→ Exercise directions
Give back exactly the lines from the beginning of the listing below to the line holding "const insetYTicks = [-1, -0.5, 0, 0.5, 1];", both ends included; the pictures stay out.

------------------------------------------------------------

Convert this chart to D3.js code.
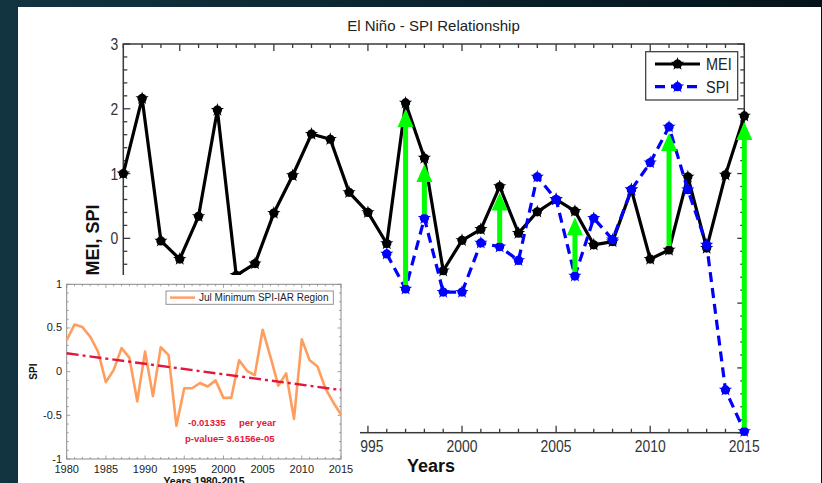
<!DOCTYPE html>
<html><head><meta charset="utf-8">
<script src="https://cdn.jsdelivr.net/npm/d3@7/dist/d3.min.js"></script>
<style>
html,body{margin:0;padding:0;}
body{width:822px;height:483px;overflow:hidden;background:linear-gradient(to right,#113440 0%,#0b2630 45%,#051319 100%);}
svg{display:block;}
</style></head>
<body>
<svg id="c" width="822" height="483"></svg>
<script>
// ---------- data ----------
const years = d3.range(1982, 2016);
const mei = [1.00, 2.16, -0.04, -0.32, 0.34, 1.98, -0.57, -0.39, 0.39, 0.97, 1.61, 1.53, 0.71, 0.40, -0.08, 2.09, 1.24, -0.50,
  -0.03, 0.14, 0.80, 0.08, 0.41, 0.60, 0.42, -0.10, -0.05, 0.75, -0.32, -0.18, 0.95, -0.15, 0.98, 1.89];
const spiYears = d3.range(1996, 2016);
const spi = [-0.24, -0.78, 0.31, -0.83, -0.83, -0.07, -0.13, -0.34, 0.95, 0.60, -0.58, 0.31, -0.02, 0.75, 1.17, 1.72, 0.75, -0.10, -2.34, -2.98];
const arrowYears = [1997, 1998, 2002, 2006, 2011, 2015];
const xTickLabels = [1985, 1990, 1995, 2000, 2005, 2010, 2015];
const yTickLabels = [-3, -2, -1, 0, 1, 2, 3];

const insetYears = d3.range(1980, 2016);
const insetSpi = [0.36, 0.54, 0.51, 0.40, 0.23, -0.12, 0.02, 0.27, 0.16, -0.34, 0.23, -0.28, 0.28, 0.19, -0.62, -0.19, -0.19, -0.13,
  -0.17, -0.10, -0.30, -0.30, 0.13, 0.01, -0.04, 0.48, 0.17, -0.16, -0.02, -0.54, 0.37, 0.13, 0.06, -0.19, -0.35, -0.49];
const trendYears = [1980, 2015];
const trendVals = [0.21, -0.21];
const insetXTicks = [1980, 1985, 1990, 1995, 2000, 2005, 2010, 2015];
const insetYTicks = [-1, -0.5, 0, 0.5, 1];

const svg = d3.select("#c");
const SANS = "'Liberation Sans',Arial,sans-serif";

// narrow text helper: horizontal compression of Liberation Sans
function ntext(sel, tx, ty, str, size, anchor, fill, sx) {
  return sel.append("text").attr("transform", `translate(${tx},${ty}) scale(${sx || 0.82},1)`)
    .attr("text-anchor", anchor).attr("font-family", SANS).attr("font-size", size).attr("fill", fill).text(str);
}

// white panel
svg.append("rect").attr("x", 18).attr("y", 7).attr("width", 803).attr("height", 480).attr("fill", "#fff");

// ---------- main chart ----------
const x = d3.scaleLinear().domain([1982, 2015]).range([123.3, 744.3]);
const y = d3.scaleLinear().domain([-3, 3]).range([432.7, 44]);
const axisColor = "#3a3a3a";

const g = svg.append("g");
const gx = g.append("g").attr("stroke", axisColor).attr("stroke-width", 1.3);
d3.range(1982, 2016).forEach(t => {
  const len = t % 5 === 0 ? 7 : 4;
  gx.append("line").attr("x1", x(t)).attr("x2", x(t)).attr("y1", y(-3)).attr("y2", y(-3) - len);
  gx.append("line").attr("x1", x(t)).attr("x2", x(t)).attr("y1", y(3)).attr("y2", y(3) + len);
});
d3.range(-15, 16).map(v => v / 5).forEach(t => {
  const len = Math.abs(t - Math.round(t)) < 1e-9 ? 7 : 4;
  gx.append("line").attr("x1", x(1982)).attr("x2", x(1982) + len).attr("y1", y(t)).attr("y2", y(t));
  gx.append("line").attr("x1", x(2015)).attr("x2", x(2015) - len).attr("y1", y(t)).attr("y2", y(t));
});
g.append("rect").attr("x", x(1982)).attr("y", y(3)).attr("width", x(2015) - x(1982)).attr("height", y(-3) - y(3))
  .attr("fill", "none").attr("stroke", axisColor).attr("stroke-width", 1.5);

// tick labels
const xl = g.append("g");
xTickLabels.forEach(d => ntext(xl, x(d), y(-3) + 19, d, 17, "middle", "#333"));
const yl = g.append("g");
yTickLabels.forEach(d => ntext(yl, x(1982) - 5, y(d) + 6, d, 17, "end", "#333"));

// title & axis labels
svg.append("text").attr("x", 433.5).attr("y", 31).attr("text-anchor", "middle")
  .attr("font-family", SANS).attr("font-size", 15).attr("fill", "#222").text("El Niño - SPI Relationship");
svg.append("text").attr("x", 431).attr("y", 472).attr("text-anchor", "middle")
  .attr("font-family", SANS).attr("font-weight", "bold").attr("font-size", 18).attr("fill", "#111").text("Years");
svg.append("text").attr("transform", "translate(99,240) rotate(-90)").attr("text-anchor", "middle")
  .attr("font-family", SANS).attr("font-weight", "bold").attr("font-size", 18).attr("fill", "#111").text("MEI, SPI");

// lines
const line = d3.line().x(d => x(d[0])).y(d => y(d[1]));
const meiPts = years.map((yr, i) => [yr, mei[i]]);
const spiPts = spiYears.map((yr, i) => [yr, spi[i]]);

const star = d3.symbol().type(d3.symbolStar).size(55);
function marker(sel, cx, cy, color) {
  sel.append("circle").attr("cx", cx).attr("cy", cy).attr("r", 4.6).attr("fill", color);
  sel.append("path").attr("d", star()).attr("transform", `translate(${cx},${cy})`).attr("fill", color);
}
g.append("path").datum(meiPts).attr("d", line).attr("fill", "none").attr("stroke", "#000").attr("stroke-width", 3.2)
  .attr("stroke-linejoin", "round");
const mg = g.append("g");
meiPts.forEach(p => marker(mg, x(p[0]), y(p[1]), "#000"));
g.append("path").datum(spiPts).attr("d", line).attr("fill", "none").attr("stroke", "#0000ff").attr("stroke-width", 3.2)
  .attr("stroke-dasharray", "10,6");
const sg = g.append("g");
spiPts.forEach(p => marker(sg, x(p[0]), y(p[1]), "#0000ff"));

// green arrows
const ag = g.append("g");
arrowYears.forEach(yr => {
  const m = mei[years.indexOf(yr)], s = spi[spiYears.indexOf(yr)];
  const lo = Math.min(m, s), hi = Math.max(m, s);
  const xb = x(yr), yb = y(lo) - 4, yt = y(hi) + 6;
  ag.append("line").attr("x1", xb).attr("x2", xb).attr("y1", yb).attr("y2", yt + 12)
    .attr("stroke", "#00ff00").attr("stroke-width", 5);
  ag.append("path").attr("d", `M${xb},${yt} L${xb - 8},${yt + 18} L${xb + 8},${yt + 18} Z`).attr("fill", "#00ff00");
});

// legend
const lg = svg.append("g");
lg.append("rect").attr("x", 645.7).attr("y", 51.7).attr("width", 92).attr("height", 48.3)
  .attr("fill", "#fff").attr("stroke", "#333").attr("stroke-width", 1.2);
[["MEI", "#000", null, 64], ["SPI", "#0000ff", "10,6", 86.7]].forEach(([lab, col, dash, ly]) => {
  lg.append("line").attr("x1", 655).attr("x2", 700).attr("y1", ly).attr("y2", ly).attr("stroke", col)
    .attr("stroke-width", 3.2).attr("stroke-dasharray", dash);
  marker(lg, 677.5, ly, col);
  ntext(lg, 706, ly + 6, lab, 17, "start", "#222", 0.85);
});

// ---------- inset ----------
const ig = svg.append("g");
ig.append("rect").attr("x", 18).attr("y", 275).attr("width", 342).attr("height", 210).attr("fill", "#fff");
const ix = d3.scaleLinear().domain([1980, 2015]).range([66.7, 341]);
const iy = d3.scaleLinear().domain([-1, 1]).range([459, 284.3]);
const iAxis = "#8a8a8a";
const itg = ig.append("g").attr("stroke", iAxis).attr("stroke-width", 0.8);
d3.range(1980, 2016).forEach(t => {
  const len = t % 5 === 0 ? 3.5 : 2;
  itg.append("line").attr("x1", ix(t)).attr("x2", ix(t)).attr("y1", iy(-1)).attr("y2", iy(-1) - len);
  itg.append("line").attr("x1", ix(t)).attr("x2", ix(t)).attr("y1", iy(1)).attr("y2", iy(1) + len);
});
d3.range(-10, 11).map(v => v / 10).forEach(t => {
  const len = Math.abs(t * 2 - Math.round(t * 2)) < 1e-9 ? 3.5 : 2;
  itg.append("line").attr("x1", ix(1980)).attr("x2", ix(1980) + len).attr("y1", iy(t)).attr("y2", iy(t));
  itg.append("line").attr("x1", ix(2015)).attr("x2", ix(2015) - len).attr("y1", iy(t)).attr("y2", iy(t));
});
ig.append("rect").attr("x", ix(1980)).attr("y", iy(1)).attr("width", ix(2015) - ix(1980)).attr("height", iy(-1) - iy(1))
  .attr("fill", "none").attr("stroke", iAxis).attr("stroke-width", 1);

ig.append("g").selectAll("text").data(insetXTicks).join("text")
  .attr("x", d => ix(d)).attr("y", 473).attr("text-anchor", "middle")
  .attr("font-family", SANS).attr("font-size", 11).attr("fill", "#222").text(d => d);
ig.append("g").selectAll("text").data(insetYTicks).join("text")
  .attr("x", 62).attr("y", d => iy(d) + 3.5).attr("text-anchor", "end")
  .attr("font-family", SANS).attr("font-size", 11).attr("fill", "#222").text(d => d);
ig.append("text").attr("x", 204).attr("y", 484.5).attr("text-anchor", "middle")
  .attr("font-family", SANS).attr("font-weight", "bold").attr("font-size", 10.5).attr("fill", "#111").text("Years 1980-2015");
ig.append("text").attr("transform", "translate(37,371.6) rotate(-90)").attr("text-anchor", "middle")
  .attr("font-family", SANS).attr("font-weight", "bold").attr("font-size", 10).attr("fill", "#111").text("SPI");

const iline = d3.line().x(d => ix(d[0])).y(d => iy(d[1]));
ig.append("path").datum(insetYears.map((yr, i) => [yr, insetSpi[i]])).attr("d", iline)
  .attr("fill", "none").attr("stroke", "#ff9d5e").attr("stroke-width", 2.6).attr("stroke-linejoin", "round");
ig.append("path").datum(trendYears.map((yr, i) => [yr, trendVals[i]])).attr("d", iline)
  .attr("fill", "none").attr("stroke", "#e3173b").attr("stroke-width", 2.4).attr("stroke-dasharray", "12,4,3,4");

ig.append("text").attr("x", 188).attr("y", 425.5).attr("font-family", SANS).attr("font-weight", "bold")
  .attr("font-size", 9.5).attr("fill", "#e3173b").text("-0.01335");
ig.append("text").attr("x", 239).attr("y", 425.5).attr("font-family", SANS).attr("font-weight", "bold")
  .attr("font-size", 9.5).attr("fill", "#e3173b").text("per year");
ig.append("text").attr("x", 185).attr("y", 442).attr("font-family", SANS).attr("font-weight", "bold")
  .attr("font-size", 9.5).attr("fill", "#e3173b").text("p-value= 3.6156e-05");

// inset legend
ig.append("rect").attr("x", 166).attr("y", 291).attr("width", 167.3).attr("height", 13.3)
  .attr("fill", "#fff").attr("stroke", "#888").attr("stroke-width", 0.9);
ig.append("line").attr("x1", 170).attr("x2", 195).attr("y1", 297.6).attr("y2", 297.6).attr("stroke", "#ff9d5e").attr("stroke-width", 2.4);
ig.append("text").attr("x", 199).attr("y", 301.3).attr("font-family", SANS).attr("font-size", 10).attr("fill", "#222")
  .text("Jul Minimum SPI-IAR Region");
</script>
</body></html>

------------------------------------------------------------

→ Full output
Convert this chart to D3.js code.
<!DOCTYPE html>
<html><head><meta charset="utf-8">
<script src="https://cdn.jsdelivr.net/npm/d3@7/dist/d3.min.js"></script>
<style>
html,body{margin:0;padding:0;}
body{width:822px;height:483px;overflow:hidden;background:linear-gradient(to right,#113440 0%,#0b2630 45%,#051319 100%);}
svg{display:block;}
</style></head>
<body>
<svg id="c" width="822" height="483"></svg>
<script>
// ---------- data ----------
const years = d3.range(1982, 2016);
const mei = [1.00, 2.16, -0.04, -0.32, 0.34, 1.98, -0.57, -0.39, 0.39, 0.97, 1.61, 1.53, 0.71, 0.40, -0.08, 2.09, 1.24, -0.50,
  -0.03, 0.14, 0.80, 0.08, 0.41, 0.60, 0.42, -0.10, -0.05, 0.75, -0.32, -0.18, 0.95, -0.15, 0.98, 1.89];
const spiYears = d3.range(1996, 2016);
const spi = [-0.24, -0.78, 0.31, -0.83, -0.83, -0.07, -0.13, -0.34, 0.95, 0.60, -0.58, 0.31, -0.02, 0.75, 1.17, 1.72, 0.75, -0.10, -2.34, -2.98];
const arrowYears = [1997, 1998, 2002, 2006, 2011, 2015];
const xTickLabels = [1985, 1990, 1995, 2000, 2005, 2010, 2015];
const yTickLabels = [-3, -2, -1, 0, 1, 2, 3];

const insetYears = d3.range(1980, 2016);
const insetSpi = [0.36, 0.54, 0.51, 0.40, 0.23, -0.12, 0.02, 0.27, 0.16, -0.34, 0.23, -0.28, 0.28, 0.19, -0.62, -0.19, -0.19, -0.13,
  -0.17, -0.10, -0.30, -0.30, 0.13, 0.01, -0.04, 0.48, 0.17, -0.16, -0.02, -0.54, 0.37, 0.13, 0.06, -0.19, -0.35, -0.49];
const trendYears = [1980, 2015];
const trendVals = [0.21, -0.21];
const insetXTicks = [1980, 1985, 1990, 1995, 2000, 2005, 2010, 2015];
const insetYTicks = [-1, -0.5, 0, 0.5, 1];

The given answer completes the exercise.